> WRITTEN INSTRUCTION:
Reproduce all the lines below exactly and omit the images.

> DATASET SECTION:
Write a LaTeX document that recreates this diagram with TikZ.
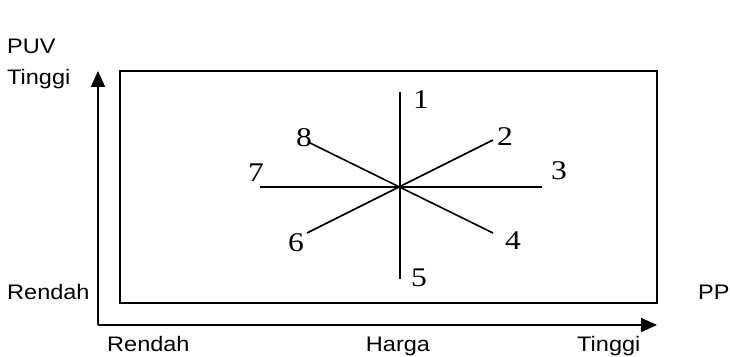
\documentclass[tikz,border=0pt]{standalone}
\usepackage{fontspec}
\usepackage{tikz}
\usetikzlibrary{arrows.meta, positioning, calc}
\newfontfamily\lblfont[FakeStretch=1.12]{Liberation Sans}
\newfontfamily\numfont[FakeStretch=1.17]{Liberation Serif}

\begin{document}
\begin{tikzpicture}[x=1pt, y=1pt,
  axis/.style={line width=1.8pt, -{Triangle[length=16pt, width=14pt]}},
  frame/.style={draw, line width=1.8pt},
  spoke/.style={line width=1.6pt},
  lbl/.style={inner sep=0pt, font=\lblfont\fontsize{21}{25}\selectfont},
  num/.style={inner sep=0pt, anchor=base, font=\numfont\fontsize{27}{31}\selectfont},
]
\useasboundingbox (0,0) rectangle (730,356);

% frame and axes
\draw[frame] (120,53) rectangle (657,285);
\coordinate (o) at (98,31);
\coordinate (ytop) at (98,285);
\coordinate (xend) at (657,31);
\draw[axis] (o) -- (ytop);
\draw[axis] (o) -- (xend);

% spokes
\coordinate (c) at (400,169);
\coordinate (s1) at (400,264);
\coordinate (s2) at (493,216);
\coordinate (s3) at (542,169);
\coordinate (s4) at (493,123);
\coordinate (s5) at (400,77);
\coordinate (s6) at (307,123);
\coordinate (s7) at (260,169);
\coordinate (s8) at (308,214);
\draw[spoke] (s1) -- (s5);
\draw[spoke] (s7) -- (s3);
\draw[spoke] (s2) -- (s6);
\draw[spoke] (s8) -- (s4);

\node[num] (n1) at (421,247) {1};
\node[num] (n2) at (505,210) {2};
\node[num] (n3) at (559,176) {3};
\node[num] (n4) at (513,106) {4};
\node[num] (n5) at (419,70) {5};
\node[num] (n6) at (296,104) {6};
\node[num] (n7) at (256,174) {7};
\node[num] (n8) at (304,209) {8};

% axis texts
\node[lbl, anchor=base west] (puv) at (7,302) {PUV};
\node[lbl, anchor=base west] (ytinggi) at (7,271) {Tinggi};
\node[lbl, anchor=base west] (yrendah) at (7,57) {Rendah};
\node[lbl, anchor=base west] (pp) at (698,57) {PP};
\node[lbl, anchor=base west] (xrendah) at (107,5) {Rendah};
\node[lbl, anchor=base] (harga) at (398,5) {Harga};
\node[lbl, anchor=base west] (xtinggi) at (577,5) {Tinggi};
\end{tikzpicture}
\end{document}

> EXERCISE ANSWER:
Write a LaTeX document that recreates this diagram with TikZ.
\documentclass[tikz,border=0pt]{standalone}
\usepackage{fontspec}
\usepackage{tikz}
\usetikzlibrary{arrows.meta, positioning, calc}
\newfontfamily\lblfont[FakeStretch=1.12]{Liberation Sans}
\newfontfamily\numfont[FakeStretch=1.17]{Liberation Serif}

\begin{document}
\begin{tikzpicture}[x=1pt, y=1pt,
  axis/.style={line width=1.8pt, -{Triangle[length=16pt, width=14pt]}},
  frame/.style={draw, line width=1.8pt},
  spoke/.style={line width=1.6pt},
  lbl/.style={inner sep=0pt, font=\lblfont\fontsize{21}{25}\selectfont},
  num/.style={inner sep=0pt, anchor=base, font=\numfont\fontsize{27}{31}\selectfont},
]
\useasboundingbox (0,0) rectangle (730,356);

% frame and axes
\draw[frame] (120,53) rectangle (657,285);
\coordinate (o) at (98,31);
\coordinate (ytop) at (98,285);
\coordinate (xend) at (657,31);
\draw[axis] (o) -- (ytop);
\draw[axis] (o) -- (xend);

% spokes
\coordinate (c) at (400,169);
\coordinate (s1) at (400,264);
\coordinate (s2) at (493,216);
\coordinate (s3) at (542,169);
\coordinate (s4) at (493,123);
\coordinate (s5) at (400,77);
\coordinate (s6) at (307,123);
\coordinate (s7) at (260,169);
\coordinate (s8) at (308,214);
\draw[spoke] (s1) -- (s5);
\draw[spoke] (s7) -- (s3);
\draw[spoke] (s2) -- (s6);
\draw[spoke] (s8) -- (s4);

\node[num] (n1) at (421,247) {1};
\node[num] (n2) at (505,210) {2};
\node[num] (n3) at (559,176) {3};
\node[num] (n4) at (513,106) {4};
\node[num] (n5) at (419,70) {5};
\node[num] (n6) at (296,104) {6};
\node[num] (n7) at (256,174) {7};
\node[num] (n8) at (304,209) {8};

% axis texts
\node[lbl, anchor=base west] (puv) at (7,302) {PUV};
\node[lbl, anchor=base west] (ytinggi) at (7,271) {Tinggi};
\node[lbl, anchor=base west] (yrendah) at (7,57) {Rendah};
\node[lbl, anchor=base west] (pp) at (698,57) {PP};
\node[lbl, anchor=base west] (xrendah) at (107,5) {Rendah};
\node[lbl, anchor=base] (harga) at (398,5) {Harga};
\node[lbl, anchor=base west] (xtinggi) at (577,5) {Tinggi};
\end{tikzpicture}
\end{document}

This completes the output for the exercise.